▸ **Problem requirements**
Take the lines beginning with the one that contains "Recreate this image" and ending with the one that contains "import * as echarts from 'echarts';", and set them down exactly. Omit all pictures.

##### Material for the task #####

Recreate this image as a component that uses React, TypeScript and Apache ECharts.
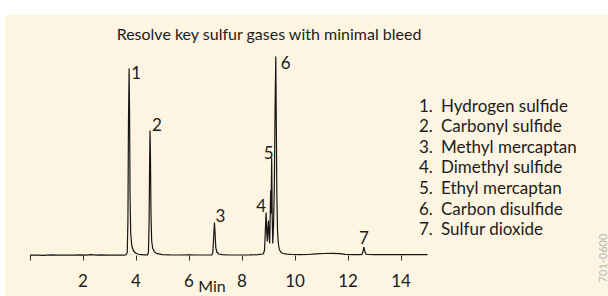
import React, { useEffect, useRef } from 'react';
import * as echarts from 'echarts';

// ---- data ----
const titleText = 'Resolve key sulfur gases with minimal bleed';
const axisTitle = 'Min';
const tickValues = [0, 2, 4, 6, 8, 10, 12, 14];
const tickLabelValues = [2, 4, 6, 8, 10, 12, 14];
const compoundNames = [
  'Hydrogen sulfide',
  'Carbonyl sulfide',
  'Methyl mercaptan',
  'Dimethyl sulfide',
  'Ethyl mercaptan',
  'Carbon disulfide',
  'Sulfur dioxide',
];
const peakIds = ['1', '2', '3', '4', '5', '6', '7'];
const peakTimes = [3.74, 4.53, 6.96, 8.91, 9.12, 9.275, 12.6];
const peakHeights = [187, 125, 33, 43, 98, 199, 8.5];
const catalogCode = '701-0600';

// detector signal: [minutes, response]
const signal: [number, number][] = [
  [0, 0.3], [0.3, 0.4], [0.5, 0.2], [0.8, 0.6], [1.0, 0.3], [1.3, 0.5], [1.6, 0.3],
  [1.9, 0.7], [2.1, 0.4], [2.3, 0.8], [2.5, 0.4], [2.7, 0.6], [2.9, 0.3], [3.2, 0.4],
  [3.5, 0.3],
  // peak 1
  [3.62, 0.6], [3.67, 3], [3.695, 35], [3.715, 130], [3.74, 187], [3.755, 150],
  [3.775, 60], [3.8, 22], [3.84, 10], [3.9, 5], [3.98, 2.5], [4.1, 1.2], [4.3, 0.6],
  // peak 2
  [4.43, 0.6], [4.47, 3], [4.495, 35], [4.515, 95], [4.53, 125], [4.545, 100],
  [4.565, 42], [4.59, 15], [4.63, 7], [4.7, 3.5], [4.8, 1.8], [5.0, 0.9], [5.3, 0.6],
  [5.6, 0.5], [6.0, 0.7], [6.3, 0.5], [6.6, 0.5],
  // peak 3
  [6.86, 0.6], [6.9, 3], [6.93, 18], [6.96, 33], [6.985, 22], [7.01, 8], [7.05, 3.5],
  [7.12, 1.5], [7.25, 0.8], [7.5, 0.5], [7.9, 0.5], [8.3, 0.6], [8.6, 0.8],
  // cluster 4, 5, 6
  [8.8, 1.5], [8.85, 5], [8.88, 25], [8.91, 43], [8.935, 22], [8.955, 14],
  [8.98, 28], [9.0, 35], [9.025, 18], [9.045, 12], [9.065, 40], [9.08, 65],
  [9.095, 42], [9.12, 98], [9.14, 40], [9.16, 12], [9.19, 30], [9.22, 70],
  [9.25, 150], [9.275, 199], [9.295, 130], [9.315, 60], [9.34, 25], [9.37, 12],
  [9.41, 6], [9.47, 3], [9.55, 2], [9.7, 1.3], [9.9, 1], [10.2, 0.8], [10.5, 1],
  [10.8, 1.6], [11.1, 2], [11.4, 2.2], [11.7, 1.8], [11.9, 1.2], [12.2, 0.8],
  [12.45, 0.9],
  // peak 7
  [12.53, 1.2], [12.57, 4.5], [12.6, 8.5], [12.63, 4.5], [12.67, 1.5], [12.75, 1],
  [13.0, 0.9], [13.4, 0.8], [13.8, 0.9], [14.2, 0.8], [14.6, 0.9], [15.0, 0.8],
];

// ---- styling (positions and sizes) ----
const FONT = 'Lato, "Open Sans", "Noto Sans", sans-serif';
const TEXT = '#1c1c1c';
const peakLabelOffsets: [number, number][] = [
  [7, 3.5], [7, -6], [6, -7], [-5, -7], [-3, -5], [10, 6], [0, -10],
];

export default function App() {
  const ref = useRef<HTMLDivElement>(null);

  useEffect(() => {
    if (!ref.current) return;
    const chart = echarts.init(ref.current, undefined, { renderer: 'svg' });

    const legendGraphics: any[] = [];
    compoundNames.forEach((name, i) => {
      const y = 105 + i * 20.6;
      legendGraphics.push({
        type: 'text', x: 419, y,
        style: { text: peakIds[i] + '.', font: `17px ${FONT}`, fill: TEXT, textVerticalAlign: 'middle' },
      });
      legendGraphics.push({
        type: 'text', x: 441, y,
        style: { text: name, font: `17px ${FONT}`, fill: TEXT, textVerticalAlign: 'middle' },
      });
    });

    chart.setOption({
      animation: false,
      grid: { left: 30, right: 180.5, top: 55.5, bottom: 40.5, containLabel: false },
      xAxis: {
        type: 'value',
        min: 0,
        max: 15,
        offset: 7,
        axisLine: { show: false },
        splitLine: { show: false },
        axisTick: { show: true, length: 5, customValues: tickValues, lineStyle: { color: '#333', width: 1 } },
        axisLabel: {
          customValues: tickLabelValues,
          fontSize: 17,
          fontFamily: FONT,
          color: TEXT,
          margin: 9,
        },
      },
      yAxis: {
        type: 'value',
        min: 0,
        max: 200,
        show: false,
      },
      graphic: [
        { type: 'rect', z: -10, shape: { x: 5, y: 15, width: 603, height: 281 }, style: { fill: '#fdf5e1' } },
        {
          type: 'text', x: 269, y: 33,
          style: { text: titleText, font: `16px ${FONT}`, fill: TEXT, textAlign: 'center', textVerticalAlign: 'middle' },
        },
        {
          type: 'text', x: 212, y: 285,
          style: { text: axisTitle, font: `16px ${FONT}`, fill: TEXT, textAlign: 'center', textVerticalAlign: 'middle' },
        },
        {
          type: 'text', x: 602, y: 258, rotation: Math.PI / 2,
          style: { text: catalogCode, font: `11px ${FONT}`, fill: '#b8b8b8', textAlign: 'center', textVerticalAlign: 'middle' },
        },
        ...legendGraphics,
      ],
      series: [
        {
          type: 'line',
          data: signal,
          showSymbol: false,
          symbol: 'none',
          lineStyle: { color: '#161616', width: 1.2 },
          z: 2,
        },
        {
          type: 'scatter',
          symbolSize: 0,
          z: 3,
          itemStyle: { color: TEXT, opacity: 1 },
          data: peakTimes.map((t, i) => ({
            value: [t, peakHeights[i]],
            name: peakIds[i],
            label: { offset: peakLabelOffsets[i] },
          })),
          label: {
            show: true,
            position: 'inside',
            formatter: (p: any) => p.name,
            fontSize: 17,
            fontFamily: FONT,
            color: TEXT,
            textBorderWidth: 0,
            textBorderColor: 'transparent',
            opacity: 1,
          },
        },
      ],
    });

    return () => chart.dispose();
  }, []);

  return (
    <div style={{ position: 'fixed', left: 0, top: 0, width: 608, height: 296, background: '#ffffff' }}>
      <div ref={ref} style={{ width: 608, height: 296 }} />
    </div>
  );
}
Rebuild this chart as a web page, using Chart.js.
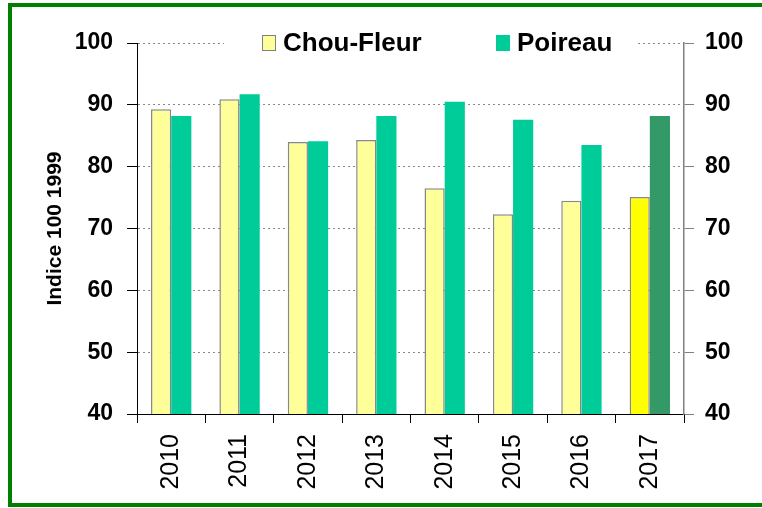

#####
##### Material for the task #####

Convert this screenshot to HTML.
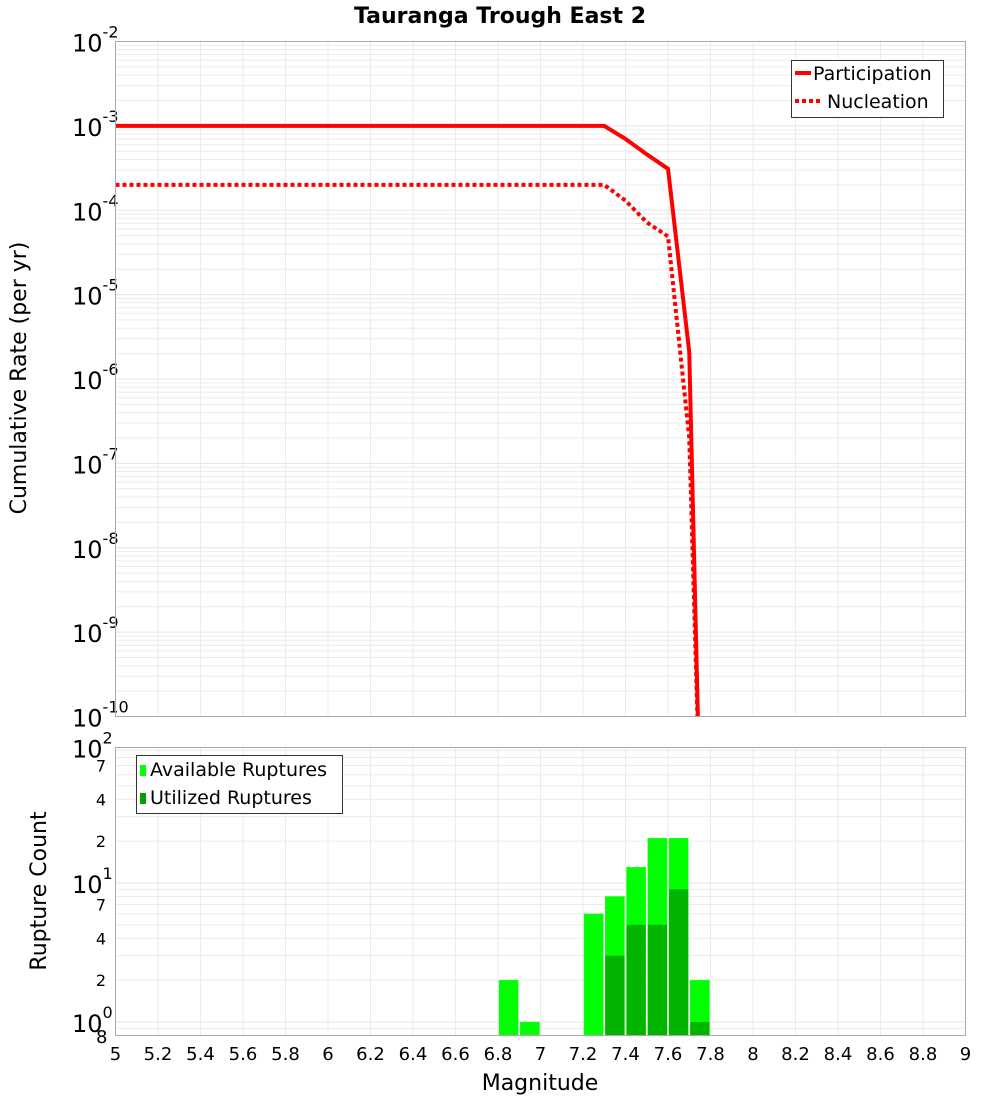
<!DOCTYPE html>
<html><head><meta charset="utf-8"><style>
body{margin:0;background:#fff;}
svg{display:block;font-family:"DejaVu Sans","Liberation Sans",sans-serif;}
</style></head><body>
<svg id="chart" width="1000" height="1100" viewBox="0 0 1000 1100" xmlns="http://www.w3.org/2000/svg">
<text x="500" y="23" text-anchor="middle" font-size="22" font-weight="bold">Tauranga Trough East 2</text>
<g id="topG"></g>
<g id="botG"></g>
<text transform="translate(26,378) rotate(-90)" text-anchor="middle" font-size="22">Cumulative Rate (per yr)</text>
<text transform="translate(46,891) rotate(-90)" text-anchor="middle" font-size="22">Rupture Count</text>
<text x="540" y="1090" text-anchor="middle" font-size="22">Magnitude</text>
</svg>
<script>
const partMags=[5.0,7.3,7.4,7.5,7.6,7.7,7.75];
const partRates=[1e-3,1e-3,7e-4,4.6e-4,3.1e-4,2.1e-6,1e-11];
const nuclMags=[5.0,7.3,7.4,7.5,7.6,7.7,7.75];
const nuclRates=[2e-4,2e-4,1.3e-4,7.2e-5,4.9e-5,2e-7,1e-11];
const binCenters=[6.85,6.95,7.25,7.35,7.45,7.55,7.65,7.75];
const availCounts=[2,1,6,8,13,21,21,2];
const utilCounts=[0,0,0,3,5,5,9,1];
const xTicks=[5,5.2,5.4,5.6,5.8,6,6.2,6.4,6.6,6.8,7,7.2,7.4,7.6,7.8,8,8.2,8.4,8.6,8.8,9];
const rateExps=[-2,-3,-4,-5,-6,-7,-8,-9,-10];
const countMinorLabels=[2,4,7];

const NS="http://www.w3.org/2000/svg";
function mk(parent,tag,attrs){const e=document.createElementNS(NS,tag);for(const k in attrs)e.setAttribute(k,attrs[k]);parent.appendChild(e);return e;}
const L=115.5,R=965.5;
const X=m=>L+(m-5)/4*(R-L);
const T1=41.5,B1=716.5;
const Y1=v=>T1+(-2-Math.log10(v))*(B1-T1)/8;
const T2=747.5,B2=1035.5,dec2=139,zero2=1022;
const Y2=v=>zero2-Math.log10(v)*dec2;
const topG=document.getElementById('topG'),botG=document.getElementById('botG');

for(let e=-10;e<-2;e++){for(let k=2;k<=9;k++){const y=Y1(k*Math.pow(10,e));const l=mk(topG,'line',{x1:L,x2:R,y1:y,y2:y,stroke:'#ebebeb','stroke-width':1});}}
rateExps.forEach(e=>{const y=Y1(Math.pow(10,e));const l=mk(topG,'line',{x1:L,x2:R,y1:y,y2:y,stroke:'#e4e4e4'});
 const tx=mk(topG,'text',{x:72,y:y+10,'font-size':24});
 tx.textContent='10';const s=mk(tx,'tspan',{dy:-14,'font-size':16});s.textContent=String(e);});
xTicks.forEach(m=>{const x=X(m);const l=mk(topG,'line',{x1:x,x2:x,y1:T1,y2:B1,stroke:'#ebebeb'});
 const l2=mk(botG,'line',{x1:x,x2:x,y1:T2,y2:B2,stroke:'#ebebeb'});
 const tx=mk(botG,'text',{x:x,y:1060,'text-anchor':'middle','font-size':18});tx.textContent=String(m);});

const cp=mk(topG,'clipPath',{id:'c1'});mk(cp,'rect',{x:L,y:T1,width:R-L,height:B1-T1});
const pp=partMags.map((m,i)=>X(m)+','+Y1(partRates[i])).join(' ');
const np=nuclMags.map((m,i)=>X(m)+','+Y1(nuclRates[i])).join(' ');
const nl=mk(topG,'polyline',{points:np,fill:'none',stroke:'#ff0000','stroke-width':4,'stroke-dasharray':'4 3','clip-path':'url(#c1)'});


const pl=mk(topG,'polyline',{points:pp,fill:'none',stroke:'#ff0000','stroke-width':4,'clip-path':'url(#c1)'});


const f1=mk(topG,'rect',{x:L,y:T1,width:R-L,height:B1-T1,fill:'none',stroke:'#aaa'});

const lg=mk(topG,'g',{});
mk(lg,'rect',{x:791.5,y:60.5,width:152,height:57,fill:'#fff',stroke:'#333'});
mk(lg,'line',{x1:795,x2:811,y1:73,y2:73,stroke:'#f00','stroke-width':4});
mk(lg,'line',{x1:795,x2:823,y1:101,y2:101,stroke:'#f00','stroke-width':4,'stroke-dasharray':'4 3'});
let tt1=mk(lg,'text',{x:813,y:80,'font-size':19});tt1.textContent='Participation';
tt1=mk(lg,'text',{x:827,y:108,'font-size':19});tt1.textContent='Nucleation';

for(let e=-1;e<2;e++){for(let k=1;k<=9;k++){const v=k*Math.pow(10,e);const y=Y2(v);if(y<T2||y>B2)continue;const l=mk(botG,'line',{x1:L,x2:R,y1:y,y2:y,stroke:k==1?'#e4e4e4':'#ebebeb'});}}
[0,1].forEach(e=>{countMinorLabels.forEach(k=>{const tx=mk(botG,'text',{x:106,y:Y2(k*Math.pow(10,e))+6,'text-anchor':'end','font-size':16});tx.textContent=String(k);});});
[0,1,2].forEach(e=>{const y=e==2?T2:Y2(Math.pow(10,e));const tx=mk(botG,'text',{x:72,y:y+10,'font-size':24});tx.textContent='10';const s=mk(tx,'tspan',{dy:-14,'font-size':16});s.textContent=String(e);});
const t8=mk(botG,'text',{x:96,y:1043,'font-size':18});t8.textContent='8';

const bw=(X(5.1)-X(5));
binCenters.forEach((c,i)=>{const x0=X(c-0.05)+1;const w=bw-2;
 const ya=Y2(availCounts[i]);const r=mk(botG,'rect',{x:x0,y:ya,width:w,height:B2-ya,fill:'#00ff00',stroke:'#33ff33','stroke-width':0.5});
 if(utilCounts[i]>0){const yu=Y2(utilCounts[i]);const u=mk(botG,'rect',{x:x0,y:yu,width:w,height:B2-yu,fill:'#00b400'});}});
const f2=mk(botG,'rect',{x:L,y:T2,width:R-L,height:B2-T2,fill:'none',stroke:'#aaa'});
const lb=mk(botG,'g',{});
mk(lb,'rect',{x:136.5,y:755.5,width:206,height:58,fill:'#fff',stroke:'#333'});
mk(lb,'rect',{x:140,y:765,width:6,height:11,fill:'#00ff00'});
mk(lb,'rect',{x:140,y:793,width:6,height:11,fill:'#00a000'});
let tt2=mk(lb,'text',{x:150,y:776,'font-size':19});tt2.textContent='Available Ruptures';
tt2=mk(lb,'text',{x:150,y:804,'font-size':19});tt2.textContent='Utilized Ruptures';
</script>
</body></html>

#####

▸ **Worked solution**
Recreate this image as a component that uses React, TypeScript and Apache ECharts.
import React, { useEffect, useRef } from 'react';
import * as echarts from 'echarts';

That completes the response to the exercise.